Yes. In your semantics, are there entailments between:

:s :p :o :param1 .

and

:s :p :o :param2 .

?

If yes, then you have not presented all the details, as it seems it's 
not the case from your previous emails.

>
>> See the difference:
>>
>> :g1 { :s :p _:b }
>>
>> entails
>>
>> g1 { :s :p _:c }
>
> I was intending to refer to entailments between graphs with different
> labels, obviously. And then
>
> g1 { :s :p _:b}
>
> does not entail
>
> g2 { :s :p _:c }
>
> because :s and :p might mean something different.

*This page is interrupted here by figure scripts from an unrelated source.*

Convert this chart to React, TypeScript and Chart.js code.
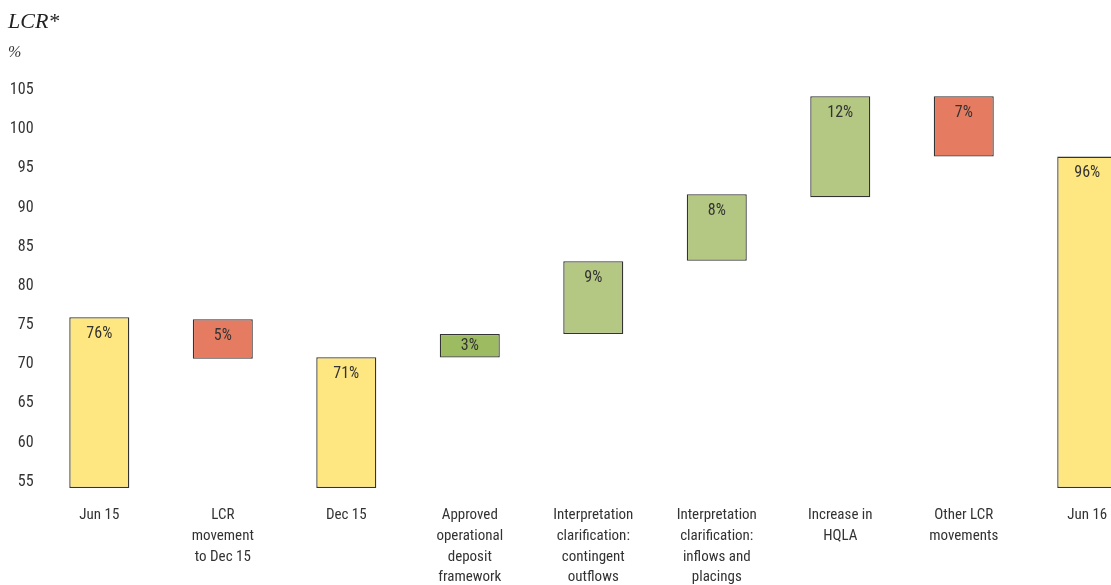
import React, { useEffect, useRef } from "react";
import { Chart, registerables } from "chart.js";

Chart.register(...registerables);

const FONT = "'Roboto Condensed', 'Liberation Sans Narrow', sans-serif";

const categories: string[][] = [
  ["Jun 15"],
  ["LCR", "movement", "to Dec 15"],
  ["Dec 15"],
  ["Approved", "operational", "deposit", "framework"],
  ["Interpretation", "clarification:", "contingent", "outflows"],
  ["Interpretation", "clarification:", "inflows and", "placings"],
  ["Increase in", "HQLA"],
  ["Other LCR", "movements"],
  ["Jun 16"],
];
const barStarts = [54.2, 70.7, 54.2, 70.85, 73.85, 83.2, 91.3, 96.5, 54.2];
const barEnds = [76.0, 75.75, 70.9, 73.85, 83.15, 91.7, 104.2, 104.2, 96.5];
const barLabels = ["76%", "5%", "71%", "3%", "9%", "8%", "12%", "7%", "96%"];
const barKinds = ["total", "down", "total", "upStrong", "up", "up", "up", "down", "total"];
const yTicks = [55, 60, 65, 70, 75, 80, 85, 90, 95, 100, 105];
const yMin = 54.2;
const yMax = 105;

const kindColors: Record<string, string> = {
  total: "#FEE680",
  down: "#E57C62",
  up: "#B4C783",
  upStrong: "#9DBB61",
};

const barLabelPlugin = {
  id: "barLabels",
  afterDatasetsDraw(chart: any) {
    const meta = chart.getDatasetMeta(0);
    const ctx = chart.ctx;
    ctx.save();
    ctx.font = `16px ${FONT}`;
    ctx.fillStyle = "#333333";
    ctx.textAlign = "center";
    ctx.textBaseline = "middle";
    meta.data.forEach((el: any, i: number) => {
      const { x, y, base } = el.getProps(["x", "y", "base"], true);
      const top = Math.min(y, base);
      const h = Math.abs(base - y);
      const ty = top + Math.min(16.5, h / 2);
      ctx.fillText(barLabels[i], x, ty);
    });
    ctx.restore();
  },
};

export default function App() {
  const canvasRef = useRef<HTMLCanvasElement | null>(null);

  useEffect(() => {
    if (!canvasRef.current) return;
    const chart = new Chart(canvasRef.current, {
      type: "bar",
      data: {
        labels: categories,
        datasets: [
          {
            data: barStarts.map((s, i) => [s, barEnds[i]]),
            backgroundColor: barKinds.map((k) => kindColors[k]),
            borderColor: "#333333",
            borderWidth: 1.3,
            borderSkipped: false,
            barPercentage: 0.486,
            categoryPercentage: 1,
          } as any,
        ],
      },
      options: {
        animation: false,
        responsive: true,
        maintainAspectRatio: false,
        layout: { padding: { left: 8, right: 0, top: 0, bottom: 0 } },
        plugins: {
          legend: { display: false },
          tooltip: { enabled: false },
          title: {
            display: true,
            text: "LCR*",
            align: "start",
            color: "#222222",
            font: { family: "'Liberation Serif', 'Times New Roman', serif", size: 22, style: "italic", weight: "normal", lineHeight: 1.2 },
            padding: { top: 9.3, bottom: 0 },
          },
          subtitle: {
            display: true,
            text: "%",
            align: "start",
            color: "#333333",
            font: { family: "'Liberation Serif', serif", size: 16, style: "italic", weight: "normal", lineHeight: 1.2 },
            padding: { top: 7.2, bottom: 27.9 },
          },
        },
        scales: {
          x: {
            grid: { display: false, drawTicks: false },
            border: { display: false },
            ticks: {
              color: "#333333",
              font: { family: FONT, size: 15, lineHeight: 1.38 },
              padding: 17,
              maxRotation: 0,
              autoSkip: false,
            },
            afterFit: (scale: any) => {
              scale.height = 97;
            },
          },
          y: {
            min: yMin,
            max: yMax,
            grid: { display: false, drawTicks: false },
            border: { display: false },
            ticks: {
              color: "#333333",
              font: { family: FONT, size: 16 },
              padding: 4,
            },
            afterBuildTicks: (scale: any) => {
              scale.ticks = yTicks.map((v) => ({ value: v }));
            },
            afterFit: (scale: any) => {
              scale.width = 29.55;
            },
          },
        },
      },
      plugins: [barLabelPlugin],
    });
    return () => chart.destroy();
  }, []);

  return (
    <div style={{ position: "absolute", left: 0, top: 0, width: 1111, height: 585, overflow: "hidden", background: "#ffffff" }}>
      <div style={{ position: "relative", width: 1149, height: 585 }}>
        <canvas ref={canvasRef} />
      </div>
    </div>
  );
}
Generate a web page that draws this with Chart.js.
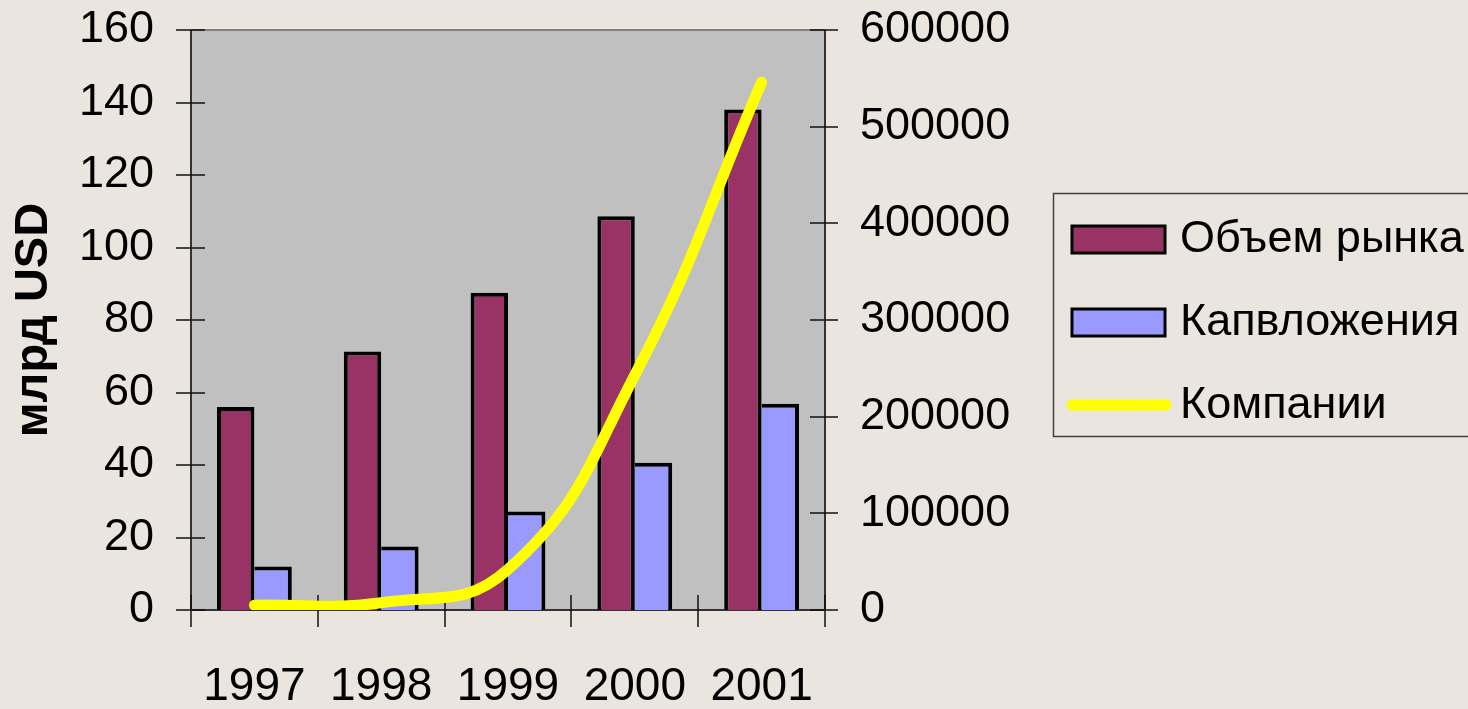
<!DOCTYPE html>
<html>
<head>
<meta charset="utf-8">
<script src="https://cdn.jsdelivr.net/npm/chart.js@4"></script>
<style>
  html, body { margin: 0; padding: 0; background: #EAE6DF; overflow: hidden; }
  #myChart { display: block; }
</style>
</head>
<body>
<canvas id="myChart" width="1468" height="709"></canvas>
<script>
const years = ["1997", "1998", "1999", "2000", "2001"];

const marketVolume = [56, 71.3, 87.5, 108.6, 138.1];
const capex = [12, 17.5, 27.2, 40.6, 56.9];
const companies = [5000, 7500, 42000, 243000, 546000];

const leftTicks = [0, 20, 40, 60, 80, 100, 120, 140, 160];
const rightTicks = [0, 100000, 200000, 300000, 400000, 500000, 600000];

const FONT = "'Liberation Sans', Arial, sans-serif";

// keep the plot box where the original has it
function fixSize(size, key) {
  return (scale) => {
    scale[key] = size;
    scale.paddingTop = 0;
    scale.paddingBottom = 0;
    scale.paddingLeft = 0;
    scale.paddingRight = 0;
  };
}

// gray plot area, axes and the tick marks that cross them
const frame = {
  id: "frame",
  beforeDraw(chart) {
    const { ctx, chartArea: a } = chart;
    ctx.save();
    ctx.fillStyle = "#C0C0C0";
    ctx.fillRect(a.left, a.top, a.right - a.left, a.bottom - a.top);
    ctx.restore();
  },
  beforeDatasetsDraw(chart) {
    const { ctx, chartArea: a, scales } = chart;
    ctx.save();
    ctx.lineWidth = 2;
    ctx.strokeStyle = "#808080";
    ctx.beginPath();
    ctx.moveTo(a.left, a.top);
    ctx.lineTo(a.right, a.top);
    ctx.stroke();

    ctx.strokeStyle = "#333333";
    ctx.beginPath();
    ctx.moveTo(a.left, a.top);
    ctx.lineTo(a.left, a.bottom);
    ctx.moveTo(a.right, a.top);
    ctx.lineTo(a.right, a.bottom);
    ctx.moveTo(a.left, a.bottom);
    ctx.lineTo(a.right, a.bottom);
    ctx.stroke();

    ctx.lineWidth = 1.5;
    ctx.strokeStyle = "#111111";
    ctx.beginPath();
    scales.y.ticks.forEach((t, i) => {
      const y = Math.round(scales.y.getPixelForTick(i));
      ctx.moveTo(a.left - 15, y);
      ctx.lineTo(a.left + 14, y);
    });
    scales.y1.ticks.forEach((t, i) => {
      const y = Math.round(scales.y1.getPixelForTick(i));
      ctx.moveTo(a.right - 15, y);
      ctx.lineTo(a.right + 13, y);
    });
    for (let i = 0; i <= years.length; i++) {
      const x = Math.round(scales.x.getPixelForValue(i - 0.5));
      ctx.moveTo(x, a.bottom - 15);
      ctx.lineTo(x, a.bottom + 17);
    }
    ctx.stroke();
    ctx.restore();
  },
};

// boxed legend to the right like the original
const legendBox = {
  id: "legendBox",
  afterDraw(chart) {
    const { ctx } = chart;
    const left = 1053;
    const top = 193;
    const rowTop = 239;
    const rowGap = 83;
    ctx.save();
    ctx.lineWidth = 1.5;
    ctx.strokeStyle = "#404040";
    ctx.strokeRect(left + 0.5, top + 0.5, 440, 243);

    chart.data.datasets.forEach((ds, i) => {
      const cy = rowTop + i * rowGap;
      if (ds.type === "line") {
        ctx.strokeStyle = ds.borderColor;
        ctx.lineWidth = 11;
        ctx.lineCap = "round";
        ctx.beginPath();
        ctx.moveTo(1072, cy);
        ctx.lineTo(1166, cy);
        ctx.stroke();
      } else {
        ctx.fillStyle = ds.backgroundColor;
        ctx.fillRect(1072, cy - 13, 93, 27);
        ctx.lineWidth = 3;
        ctx.strokeStyle = "#000000";
        ctx.strokeRect(1072, cy - 13, 93, 27);
      }
      ctx.fillStyle = "#000000";
      ctx.font = "45px " + FONT;
      ctx.textAlign = "left";
      ctx.textBaseline = "middle";
      ctx.fillText(ds.label, 1180, cy + 1);
    });
    ctx.restore();
  },
};

function createChart() {
  const ctx = document.getElementById("myChart").getContext("2d");

  return new Chart(ctx, {
    data: {
      labels: years,
      datasets: [
        {
          type: "bar",
          label: "Объем рынка",
          data: marketVolume,
          backgroundColor: "#993366",
          borderColor: "#000000",
          borderWidth: { top: 4, left: 4, right: 4, bottom: 0 },
          borderSkipped: false,
          yAxisID: "y",
          order: 1,
        },
        {
          type: "bar",
          label: "Капвложения",
          data: capex,
          backgroundColor: "#9999FF",
          borderColor: "#000000",
          borderWidth: { top: 4, left: 0, right: 4, bottom: 0 },
          borderSkipped: false,
          yAxisID: "y",
          order: 1,
        },
        {
          type: "line",
          label: "Компании",
          data: companies,
          borderColor: "#FFFF00",
          backgroundColor: "#FFFF00",
          borderWidth: 11,
          borderCapStyle: "round",
          borderJoinStyle: "round",
          tension: 0.45,
          pointRadius: 0,
          pointHoverRadius: 0,
          yAxisID: "y1",
          order: 0,
        },
      ],
    },
    options: {
      responsive: false,
      animation: false,
      devicePixelRatio: 1,
      layout: { padding: { top: 30, left: 0, right: 0, bottom: 0 } },
      datasets: {
        bar: { categoryPercentage: 0.59, barPercentage: 1 },
      },
      plugins: {
        legend: { display: false },
        tooltip: { enabled: false },
      },
      scales: {
        x: {
          type: "category",
          grid: { display: false, drawTicks: false },
          border: { display: false },
          ticks: {
            color: "#000000",
            padding: 50,
            maxRotation: 0,
            font: { family: FONT, size: 46 },
          },
          afterFit: fixSize(99, "height"),
        },
        y: {
          position: "left",
          min: 0,
          max: 160,
          afterBuildTicks: (scale) => { scale.ticks = leftTicks.map((v) => ({ value: v })); },
          grid: { display: false, drawTicks: false },
          border: { display: false },
          ticks: {
            color: "#000000",
            padding: 37,
            font: { family: FONT, size: 45 },
          },
          title: {
            display: true,
            text: "млрд USD",
            color: "#000000",
            padding: { top: 6, bottom: 0 },
            font: { family: FONT, size: 47, weight: "bold" },
          },
          afterFit: fixSize(191, "width"),
        },
        y1: {
          position: "right",
          min: 0,
          max: 600000,
          afterBuildTicks: (scale) => { scale.ticks = rightTicks.map((v) => ({ value: v })); },
          grid: { display: false, drawTicks: false },
          border: { display: false },
          ticks: {
            color: "#000000",
            padding: 35,
            font: { family: FONT, size: 45 },
            callback: (v) => String(v),
          },
          afterFit: fixSize(643, "width"),
        },
      },
    },
    plugins: [frame, legendBox],
  });
}

createChart();
</script>
</body>
</html>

Sure, even  :g1 {:s :p :o} does not entail :g2 {:s :p :o}. This is not a 
bug, it's a feature. (but then define an extension of the semantics 
where you can express interactions between graphs, and you get whatever 
behaviour we may want to standardise).
The point is to say that all desired semantics for datasets eventually 
boil down to extensions of the simple and liberal semantics of [2].

>
>>
>> but
>>
>> :g1 { :s :p :b }
>>
>> does not entail
>>
>> :g1 { :s :p :c }
>
>>
>>>> Within one trig files, all the triples with the same 4th slot
>>>> are in the same graph, and being one graph, all RDF semantics
>>>> must be valid.
>>>
>>> The RDF semantics does not refer to graphs, but to vocabularies.
>>> An interpretation is a mapping FROM A VOCABULARY to a universe.
>>> Graphs are mentioned only as conjunctions of triples.
>>
>> The RDF semantics does refer to graphs. Especially, if E is an RDF
>> graph and I is an RDF-interpretation, RDF 2004 defines I(E), which
>> is commonly named "the interpretation of E": see Section 1.4
>> (http://www.w3.org/TR/rdf-mt/#gddenot).
>
> Graphs HAVE interpretations, but an interpretion is not defined ON a
> graph, but on a vocabulary. It applies to any graph written using
> that vocabulary. (I am planning to modify the semantics so that every
> interpretation is defined on all URIs, by the way, eliminating talk
> of vocabularies altogether.)

Sure, but you said that RDF semantics does not refer to graphs. I just 
corrected.

>>
>>> The 2004 semantics does not allow a given triple to mean
>>> different things depending upon which graph it occurs in.
>>
>> Really? Can you show where it says so precisely?
>
> http://www.w3.org/TR/rdf-mt/#interp. The truth conditions on triples
> and graphs do not depend upon the graph.
>
> (BTW, this aspect of the semantics - that an interpretation is
> defined over a vocabulary and is not parameterized by the statements
> it applies to - is such a basic property that I never thought to
> emphasise it particularly. AFAIK, you are the first person who has
> ever found it non-obvious.)

Here, you implicitly say "Given an interpretation I on a vocabulary V, 
the interpretation of a URI, no matter what the graph is, is the same.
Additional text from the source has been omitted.